View PDF
Authored by: Simon Deane and Jennifer Lok
The HKMA has recently (on 23 March 2022) updated his Guide to Authorisation (the “Guide”) to reflect some earlier changes to his other guidance materials and codes. This therefore seems like an opportune time to provide a reminder about the purposes of the Guide which is a very helpful description of the HKMA’s approach to his supervisory role.
The Guide supplements and provides guidance upon the authorisation and supervision regime under the Banking Ordinance (Cap. 155; “Ordinance”). Both new applicants seeking approval to become authorised institutions or money brokers and existing authorised institutions and approved money brokers should, in addition to the requirements set out in the Banking Ordinance and other regulatory guidelines and codes of practice issued by the HKMA such as the Supervisory Policy Manual (“SPM”), also familiarise themselves with the Guide, as amended, supplemented and updated from time to time by the HKMA. Below is a summary of the topics covered by the Guide.
- Chapter 2 and Chapter 3 provide an overview of the authorisation regime and the legal and policy framework of the supervisory regime under the Ordinance. The HKMA is concerned with the overall business of an authorised institution and not only its banking or deposit-taking business, hence the HKMA is also the front-line regulator and undertakes significant roles in the supervision of other regulated activities such as securities and futures activities, insurance business and over-the-counter derivative activities carried on by an authorised institution under the Securities and Futures Ordinance (Cap.571) and Insurance Ordinance (Cap.41), in cooperation with other regulators such as the Securities and Futures Commission and the Insurance Authority.
- Chapter 4 sets out the HKMA’s interpretation of each of the minimum authorisation criteria set out in the Seventh Schedule to the Ordinance. These authorisation criteria include, among others, the identity, fitness and propriety of directors, controllers, chief executives, executive officers and managers, the institution’s financial resources, ability to fulfil and maintain adequate liquidity, policies on control of large exposures, risk management capabilities, adequacy and effectiveness of accounting systems and systems of control, whether the institution has conducted its business with integrity, prudence and competence, and the adequacy of home supervision if an applicant is incorporated outside Hong Kong. Details of the HKMA’s expectations and supervisory approach in respect of the above criteria are further elaborated in the relevant modules of the SPM and code of practice. If any one or more of the criteria is not fulfilled, the HKMA must refuse the relevant application for authorisation. Further, the HKMA has general discretion to grant or refuse an application for authorisation, and will have regard to other matters such as prudential concerns and the HKMA’s statutory objectives when assessing an institution’s suitability for authorisation. The criteria for authorisation continue to apply after an institution has been authorised. The procedures for applying for authorisation or upgrading an existing authorisation are described in Chapter 8 of the Guide. Prospective applicants are encouraged to consult and discuss with the HKMA before submitting formal applications for authorisation.

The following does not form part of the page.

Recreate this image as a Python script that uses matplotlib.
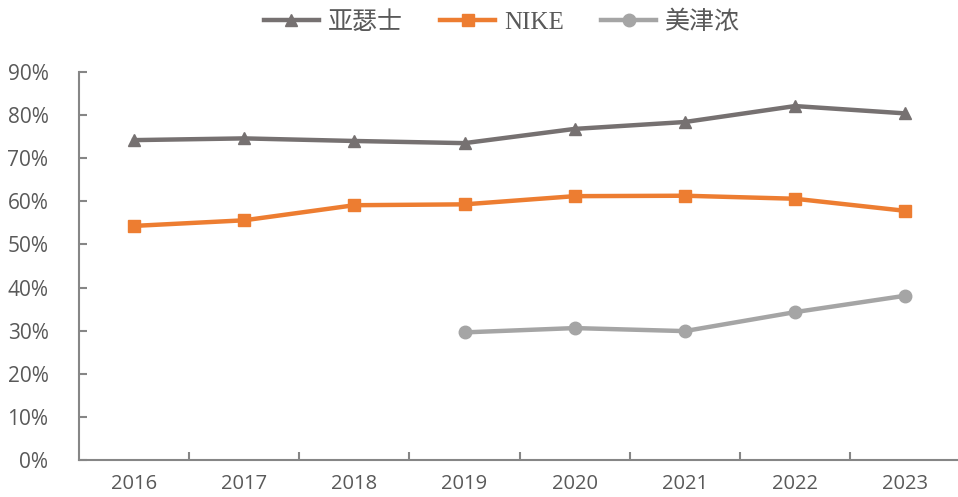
import matplotlib
matplotlib.use("Agg")
import matplotlib.pyplot as plt
from matplotlib.ticker import FuncFormatter
import numpy as np

years = ["2016", "2017", "2018", "2019", "2020", "2021", "2022", "2023"]
asics = [74.2, 74.6, 74.0, 73.5, 76.8, 78.4, 82.1, 80.4]
nike = [54.3, 55.6, 59.1, 59.3, 61.2, 61.3, 60.6, 57.8]
mizuno = [np.nan, np.nan, np.nan, 29.6, 30.6, 29.9, 34.3, 38.1]
series_names = ["亚瑟士", "NIKE", "美津浓"]

fig = plt.figure(figsize=(9.58, 4.97), dpi=100)
ax = fig.add_axes([79/958, 1-460/497, 1-79/958, (460-72)/497])

x = np.arange(len(years))
ax.plot(x, asics, color="#767171", lw=3.2, marker="^", ms=9, label=series_names[0])
ax.plot(x, nike, color="#ED7D31", lw=3.2, marker="s", ms=8, label=series_names[1])
ax.plot(x, mizuno, color="#A5A5A5", lw=3.2, marker="o", ms=9, label=series_names[2])

ax.set_xlim(-0.5, 7.48)
ax.set_ylim(0, 90)
ax.set_yticks(np.arange(0, 91, 10))
ax.yaxis.set_major_formatter(FuncFormatter(lambda v, p: f"{int(v)}%"))
ax.set_xticks(x)
ax.set_xticklabels(years)
ax.set_xticks(np.arange(0.5, 7.5, 1), minor=True)

for s in ["top", "right"]:
    ax.spines[s].set_visible(False)
for s in ["left", "bottom"]:
    ax.spines[s].set_color("#868686")
    ax.spines[s].set_linewidth(1.5)

ax.tick_params(axis="x", which="major", length=0, pad=10, labelsize=14.5, labelcolor="#595959")
ax.tick_params(axis="x", which="minor", direction="in", length=6, width=1.5, color="#868686")
ax.tick_params(axis="y", direction="in", length=6, width=1.5, color="#868686", labelsize=15,
               labelcolor="#595959", pad=22)
for lab in ax.get_xticklabels() + ax.get_yticklabels():
    lab.set_family(["Open Sans", "DejaVu Sans"])

leg = fig.legend(loc="upper center", bbox_to_anchor=(0.524, 1.025), ncol=3, frameon=False,
                 prop={"family": ["Liberation Serif", "Noto Sans CJK SC"], "size": 18},
                 handlelength=2.2, columnspacing=1.5, handletextpad=0.35)
for t in leg.get_texts():
    t.set_color("#595959")

fig.savefig("out.png", dpi=100)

- Chapter 9 sets out specifically the principles which the HKMA will take into account in deciding whether to authorise “virtual banks”, i.e. banks that primarily deliver retail banking services through the internet or other electronic channels. In line with the HKMA’s established policy, he expects that a prospective virtual bank applicant will be held through a Hong Kong incorporated holding company, which holding company will be subject to HKMA’s supervisory conditions similar to those in the Seventh Schedule. Upon being authorised, virtual banks are generally subject to the same supervisory standards with suitable adaptations based on a risk-based and technology-neutral approach, including but not limited to the requirements described in this Chapter.
- Chapter 5 deals with the HKMA’s interpretation of each of the grounds for revocation and suspension of authorisation set out in the Eighth Schedule to the Ordinance. The HKMA’s powers to revoke an authorisation become exercisable when any one of the grounds for revocation is established, but when exercising his discretionary powers of revocation and suspension, the HKMA will take into account the circumstances of the breach in each case, and more importantly, the primary need to maintain the stability of the banking system and to protect the interests of depositors and potential depositors of the institution.
- Chapter 6 describes the HKMA’s powers under section 52 of the Ordinance in respect of an authorised institution which is in financial difficulties or contravenes or fails to comply with its statutory obligations, including his power to appoint a Manager to manage the affairs, business and property of such an institution.
- Chapter 7 explains the general statutory restrictions and the requirements for the HKMA’s consent in relation to the use of banking names or descriptions for carrying on business in Hong Kong.
- Chapter 10 focuses on the authorisation of money brokers and describes the legal framework, the HKMA’s interpretation of the minimum approval criteria for money brokers set out in the Eleventh Schedule to the Ordinance and the grounds for revocation of approval of money brokers set out in the Twelfth Schedule to the Ordinance.